Seventy-nine years and eight days ago a baby who would grow up to be the second most admired person of the 20th century, according to a Gallup Poll, was born in Atlanta, Georgia. Apr. 4, 2008 will be the 40th anniversary of his assassination in Memphis, Tennessee at the hands of an escaped convict.

Between Jan. 15, 1929 and Apr. 4, 1968, Martin Luther King Jr. did much to transform the social fabric of the United States. More remarkably, he effected this transformation without raising a hand in anger. He met violence with dignity and graciousness that helped him achieve goals of astonishing significance by means of a force that proved thousands of times more powerful than whips, chains, fire hoses and police dogs. Eventually a bullet ended his life on the balcony of a Memphis, Tennessee hotel room, but while the physical Martin Luther King was dead, his legacy lived on. It lived on after Apr. 4, 1968, and it is living still.

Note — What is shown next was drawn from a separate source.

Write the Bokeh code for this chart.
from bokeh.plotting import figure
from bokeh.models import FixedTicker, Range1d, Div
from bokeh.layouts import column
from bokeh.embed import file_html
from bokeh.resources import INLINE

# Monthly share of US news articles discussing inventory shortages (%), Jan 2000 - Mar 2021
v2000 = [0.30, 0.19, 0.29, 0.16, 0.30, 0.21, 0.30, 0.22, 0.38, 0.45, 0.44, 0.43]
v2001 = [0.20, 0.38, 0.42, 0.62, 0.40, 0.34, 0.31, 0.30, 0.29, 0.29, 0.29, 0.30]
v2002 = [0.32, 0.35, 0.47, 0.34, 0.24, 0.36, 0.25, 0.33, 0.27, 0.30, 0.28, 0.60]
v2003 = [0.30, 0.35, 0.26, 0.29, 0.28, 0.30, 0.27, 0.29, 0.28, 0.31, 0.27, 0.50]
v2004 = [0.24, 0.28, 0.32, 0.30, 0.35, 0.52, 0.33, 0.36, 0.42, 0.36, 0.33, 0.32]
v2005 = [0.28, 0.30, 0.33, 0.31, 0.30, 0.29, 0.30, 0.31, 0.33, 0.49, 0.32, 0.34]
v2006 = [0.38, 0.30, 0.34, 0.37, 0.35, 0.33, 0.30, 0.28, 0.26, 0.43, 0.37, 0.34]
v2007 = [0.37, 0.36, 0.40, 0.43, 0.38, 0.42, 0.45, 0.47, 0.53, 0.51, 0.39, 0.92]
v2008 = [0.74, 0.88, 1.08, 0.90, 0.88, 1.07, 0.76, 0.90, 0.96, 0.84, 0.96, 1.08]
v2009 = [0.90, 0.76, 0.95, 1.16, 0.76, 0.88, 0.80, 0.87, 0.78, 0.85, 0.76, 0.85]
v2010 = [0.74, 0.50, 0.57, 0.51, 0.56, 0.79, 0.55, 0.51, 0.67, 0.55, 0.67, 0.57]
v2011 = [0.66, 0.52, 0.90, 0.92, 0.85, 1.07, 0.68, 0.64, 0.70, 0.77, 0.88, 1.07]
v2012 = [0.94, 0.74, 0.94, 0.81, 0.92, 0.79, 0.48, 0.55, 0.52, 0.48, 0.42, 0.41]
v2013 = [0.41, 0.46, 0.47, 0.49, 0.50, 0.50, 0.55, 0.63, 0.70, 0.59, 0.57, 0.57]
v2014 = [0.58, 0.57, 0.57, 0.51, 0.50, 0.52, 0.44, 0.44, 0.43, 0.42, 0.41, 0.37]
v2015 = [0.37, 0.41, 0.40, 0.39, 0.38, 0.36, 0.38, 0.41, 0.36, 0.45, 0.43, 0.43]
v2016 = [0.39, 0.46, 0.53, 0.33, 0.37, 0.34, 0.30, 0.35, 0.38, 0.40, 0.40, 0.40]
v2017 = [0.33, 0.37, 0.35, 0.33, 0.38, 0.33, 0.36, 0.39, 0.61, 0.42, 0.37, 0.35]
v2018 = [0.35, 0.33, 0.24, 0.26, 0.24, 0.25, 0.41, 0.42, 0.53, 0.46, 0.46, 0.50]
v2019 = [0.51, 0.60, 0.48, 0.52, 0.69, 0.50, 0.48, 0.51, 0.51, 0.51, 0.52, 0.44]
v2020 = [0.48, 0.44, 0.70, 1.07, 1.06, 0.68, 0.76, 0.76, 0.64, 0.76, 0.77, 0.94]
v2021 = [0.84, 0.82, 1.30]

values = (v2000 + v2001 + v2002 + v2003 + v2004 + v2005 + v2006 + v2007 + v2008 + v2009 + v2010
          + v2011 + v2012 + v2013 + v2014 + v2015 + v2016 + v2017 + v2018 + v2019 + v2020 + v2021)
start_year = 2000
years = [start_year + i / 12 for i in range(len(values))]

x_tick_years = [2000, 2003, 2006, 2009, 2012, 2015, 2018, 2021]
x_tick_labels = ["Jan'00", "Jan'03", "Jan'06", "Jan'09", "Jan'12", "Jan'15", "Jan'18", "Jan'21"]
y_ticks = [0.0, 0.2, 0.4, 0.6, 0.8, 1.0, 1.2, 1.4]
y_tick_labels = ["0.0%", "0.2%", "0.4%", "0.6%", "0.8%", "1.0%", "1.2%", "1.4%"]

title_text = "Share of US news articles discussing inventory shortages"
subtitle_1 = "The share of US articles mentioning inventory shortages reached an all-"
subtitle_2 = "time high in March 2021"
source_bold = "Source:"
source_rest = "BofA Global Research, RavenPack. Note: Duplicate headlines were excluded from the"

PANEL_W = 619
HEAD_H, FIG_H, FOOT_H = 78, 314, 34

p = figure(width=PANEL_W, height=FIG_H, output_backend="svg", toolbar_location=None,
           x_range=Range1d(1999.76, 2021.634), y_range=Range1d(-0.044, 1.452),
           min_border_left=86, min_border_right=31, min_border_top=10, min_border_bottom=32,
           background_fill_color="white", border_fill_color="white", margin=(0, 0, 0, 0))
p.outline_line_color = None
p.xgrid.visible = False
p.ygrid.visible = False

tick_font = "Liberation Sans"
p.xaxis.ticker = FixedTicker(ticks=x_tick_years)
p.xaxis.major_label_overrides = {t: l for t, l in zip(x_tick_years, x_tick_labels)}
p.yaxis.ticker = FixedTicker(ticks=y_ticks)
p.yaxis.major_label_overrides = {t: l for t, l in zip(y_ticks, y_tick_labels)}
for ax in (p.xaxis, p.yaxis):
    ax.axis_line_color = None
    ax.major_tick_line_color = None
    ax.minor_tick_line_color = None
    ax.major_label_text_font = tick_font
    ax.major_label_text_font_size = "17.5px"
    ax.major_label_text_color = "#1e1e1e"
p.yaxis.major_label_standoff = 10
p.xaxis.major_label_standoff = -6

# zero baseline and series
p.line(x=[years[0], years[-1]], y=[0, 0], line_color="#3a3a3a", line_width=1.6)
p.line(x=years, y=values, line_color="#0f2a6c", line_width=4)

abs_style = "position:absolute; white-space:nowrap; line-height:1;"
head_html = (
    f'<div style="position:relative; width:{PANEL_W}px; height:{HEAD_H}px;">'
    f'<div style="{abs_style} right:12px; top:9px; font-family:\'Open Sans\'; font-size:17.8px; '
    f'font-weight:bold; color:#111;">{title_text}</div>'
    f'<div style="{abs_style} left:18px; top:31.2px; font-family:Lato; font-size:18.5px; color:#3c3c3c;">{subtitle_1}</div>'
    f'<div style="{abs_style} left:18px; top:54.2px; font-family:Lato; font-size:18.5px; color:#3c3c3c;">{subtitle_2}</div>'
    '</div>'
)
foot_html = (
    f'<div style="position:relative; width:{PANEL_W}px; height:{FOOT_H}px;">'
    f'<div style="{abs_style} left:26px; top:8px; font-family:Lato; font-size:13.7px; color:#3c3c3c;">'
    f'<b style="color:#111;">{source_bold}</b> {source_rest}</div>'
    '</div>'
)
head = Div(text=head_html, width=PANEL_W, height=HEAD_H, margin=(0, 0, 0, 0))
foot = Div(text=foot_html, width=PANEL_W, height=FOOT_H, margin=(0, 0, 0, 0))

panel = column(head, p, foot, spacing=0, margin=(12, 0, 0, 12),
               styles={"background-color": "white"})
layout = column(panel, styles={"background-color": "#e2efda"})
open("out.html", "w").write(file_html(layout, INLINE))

What many opponents of King's actions and philosophy failed to grasp was that King's actions did not benefit America's black population alone. At the time of his death in 1968, King's greatest days seemed behind him. From the pedestal he had occupied as the hero of the civil rights struggle of the 1950s and '60s, King had come to be reviled by many of his one-time supporters- not for abandoning the fight for racial equality, but for expanding it to include a quest for social and economic opportunity for all Americans.

King, a true visionary, realized that all Americans, whatever their ethnicity, deserved an equal chance to make a decent living for themselves and their families. Everyone deserved a chance to learn new skills that led to better paying jobs, King maintained. Everyone who did the same work deserved the same pay. It was this quest for economic equality that brought him to Memphis, where the city's black sanitation workers had gone on strike seeking the same pay and conditions as their white colleagues.

King also took an unpopular stand against the then escalating conflict in Vietnam, again because he believed those on the bottom rungs of the socioeconomic ladder bore a unfair share of that burden. Again those who had once supported him now turned their backs on him. King was undeterred.

Whatever the opinion one may hold on King's expanding his quest for racial justice, the fact remains that his vision for socioeconomic equality benefits all Americans. King was awarded the Nobel Peace Prize for truly embodying the spirit of peace and his quest for justice for all. His "I have a dream" speech spoke to more than racial equality. His vision of an America where every person can attain the highest position his or her qualifications merit is with us still.